NEW YORK – The “Buy the Dip” era just hit a brick wall.
In a brutal 48-hour stretch that felt more like 2008 than 2026, the U.S. stock market didn’t just slide-it hemorrhaged. By the time the closing bell rang on Thursday, more than a trillion dollars in household wealth and institutional capital had evaporated. The screens at 11 Wall Street weren’t just red; they were a warning sign that the global economic playbook has been shredded.
For the last year, investors bet everything on a “soft landing.” This week, that optimism collided with the cold reality of a two-front crisis: a sudden military flare-up in the Middle East and a brewing trade war right here in North America.
The Breakdown: Why the Floor Fell Out
This wasn’t a “glitch” or a technical correction. This was a fundamental panic. Three specific triggers turned a nervous morning into a full-scale rout:
- The $85 Oil Barrel: As strikes hit critical infrastructure in the Middle East, Brent crude didn’t just tick up; it leaped. For a U.S. economy already sensitive to logistics costs, $85 oil is a localized inflation bomb that the Federal Reserve cannot ignore.
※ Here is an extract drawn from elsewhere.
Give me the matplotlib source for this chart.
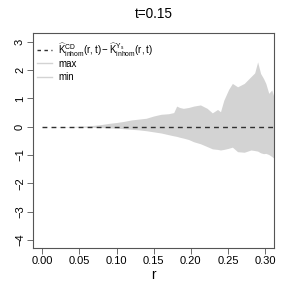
import matplotlib
matplotlib.use("Agg")
import matplotlib.pyplot as plt
from matplotlib.lines import Line2D

plt.rcParams['font.family'] = ['Liberation Sans', 'DejaVu Sans']
plt.rcParams['mathtext.fontset'] = 'custom'
plt.rcParams['mathtext.rm'] = 'Liberation Sans'
plt.rcParams['mathtext.it'] = 'Liberation Sans'
plt.rcParams['mathtext.sf'] = 'Liberation Sans'

title = "t=0.15"
r = [0, 0.02, 0.04, 0.05, 0.06, 0.07, 0.08, 0.09, 0.10,
     0.11, 0.12, 0.13, 0.14, 0.15, 0.16, 0.17,
     0.177, 0.181, 0.185, 0.19, 0.197, 0.204, 0.213, 0.222, 0.229, 0.236, 0.240, 0.2445,
     0.251, 0.256, 0.263, 0.272, 0.281, 0.286, 0.290, 0.294, 0.298, 0.301, 0.305, 0.309, 0.3125]
upper = [0, 0.003, 0.01, 0.02, 0.03, 0.05, 0.08, 0.12, 0.15,
         0.19, 0.24, 0.27, 0.30, 0.38, 0.44, 0.46,
         0.5, 0.73, 0.68, 0.65, 0.68, 0.73, 0.77, 0.65, 0.49, 0.61, 0.53, 0.94,
         1.32, 1.53, 1.41, 1.53, 1.77, 1.9, 2.29, 1.88, 1.7, 1.53, 1.18, 1.3, 1.0]
lower = [0, -0.002, -0.005, -0.01, -0.015, -0.02, -0.03, -0.04, -0.05,
         -0.07, -0.09, -0.11, -0.14, -0.18, -0.22, -0.28,
         -0.32, -0.34, -0.37, -0.4, -0.45, -0.53, -0.6, -0.7, -0.78, -0.8, -0.82, -0.8,
         -0.76, -0.72, -0.88, -0.9, -0.82, -0.84, -0.86, -0.92, -0.95, -0.94, -0.98, -1.05, -1.12]
diff = [0.0 for _ in r]
xticks = [0.00, 0.05, 0.10, 0.15, 0.20, 0.25, 0.30]
xticklabels = ["0.00", "0.05", "0.10", "0.15", "0.20", "0.25", "0.30"]
yticks = [-4, -3, -2, -1, 0, 1, 2, 3]
yticklabels = ["\u22124", "\u22123", "\u22122", "\u22121", "0", "1", "2", "3"]

fig = plt.figure(figsize=(2.91, 2.91), dpi=100)
ax = fig.add_axes([0.1145, 0.1478, 0.827, 0.7388])
ax.fill_between(r, lower, upper, color='#D3D3D3', linewidth=0)
ax.plot(r, diff, color='#303030', linestyle=(0, (3.5, 3)), linewidth=1.0)
ax.set_xlim(-0.012, 0.312)
ax.set_ylim(-4.28, 3.31)
ax.set_xticks(xticks)
ax.set_xticklabels(xticklabels, fontsize=8)
ax.set_yticks(yticks)
ax.set_yticklabels(yticklabels, fontsize=8, rotation=90, va='center')
ax.tick_params(direction='out', length=4, width=0.6, color='#555555', pad=2)
for s in ax.spines.values():
    s.set_linewidth(0.8)
    s.set_color('#555555')
ax.set_title(title, fontsize=9.8, pad=10.5)
ax.set_xlabel("r", fontsize=9.8, labelpad=1)

h1 = [Line2D([0], [0], color='#303030', linestyle=(0, (2.5, 2.5)), linewidth=1.0)]
l1 = [r'$\widehat{\mathrm{K}}^{\mathrm{CD}}_{\mathrm{inhom}}\mathrm{(r,t)}-\widehat{\mathrm{K}}^{\mathrm{Y_s}}_{\mathrm{inhom}}\mathrm{(r,t)}$']
leg1 = ax.legend(h1, l1, loc='center left', frameon=False, fontsize=7,
                 handlelength=1.6, handletextpad=0.6, borderpad=0, borderaxespad=0,
                 bbox_to_anchor=(0.014, 0.921))
ax.add_artist(leg1)
h2 = [Line2D([0], [0], color='#D3D3D3', linewidth=1.0),
      Line2D([0], [0], color='#D3D3D3', linewidth=1.0)]
l2 = ['max', 'min']
ax.legend(h2, l2, loc='center left', frameon=False, fontsize=7,
          handlelength=1.6, handletextpad=0.6, borderpad=0, borderaxespad=0,
          labelspacing=0.35, bbox_to_anchor=(0.014, 0.8256))

fig.savefig("out.png", dpi=100)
- The Border Bracing: The market is finally pricing in the “Tariff Terror.” With fresh friction at the Canadian and Mexican borders, the seamless supply chains that tech and auto giants rely on have effectively frozen.
- The Algorithm Exit: Once the Dow cracked its psychological support levels, the “bots” took over. Quantitative selling programs triggered a waterfall effect, dumping shares at any price to preserve whatever liquidity was left.

“No One Is Safe”
“This wasn’t a rotation out of tech into value; this was a rotation out of everything into cash,” says Sarah Jenkins, an independent floor trader with twenty years of experience. “When you see Apple, Exxon, and John Deere all diving at the same time, you know it’s not about earnings. It’s about fear of the unknown.”
The sheer speed of the wipeout has left retail investors stunned. The Nasdaq, the darling of the 2025 AI rally, is now firmly in correction territory. The high-flying chipmakers that led the bull market are now the very stocks dragging the indices into the dirt.
The Bottom Line
Wall Street is no longer trading on spreadsheets; it’s trading on headlines. Until there is a de-escalation in the Middle East or a cooling of the trade rhetoric with our closest neighbors, the “floor” remains a moving target.
The trillion-dollar question isn’t whether the market is “cheap” enough to buy yet. It’s whether the global stability we took for granted is gone for good.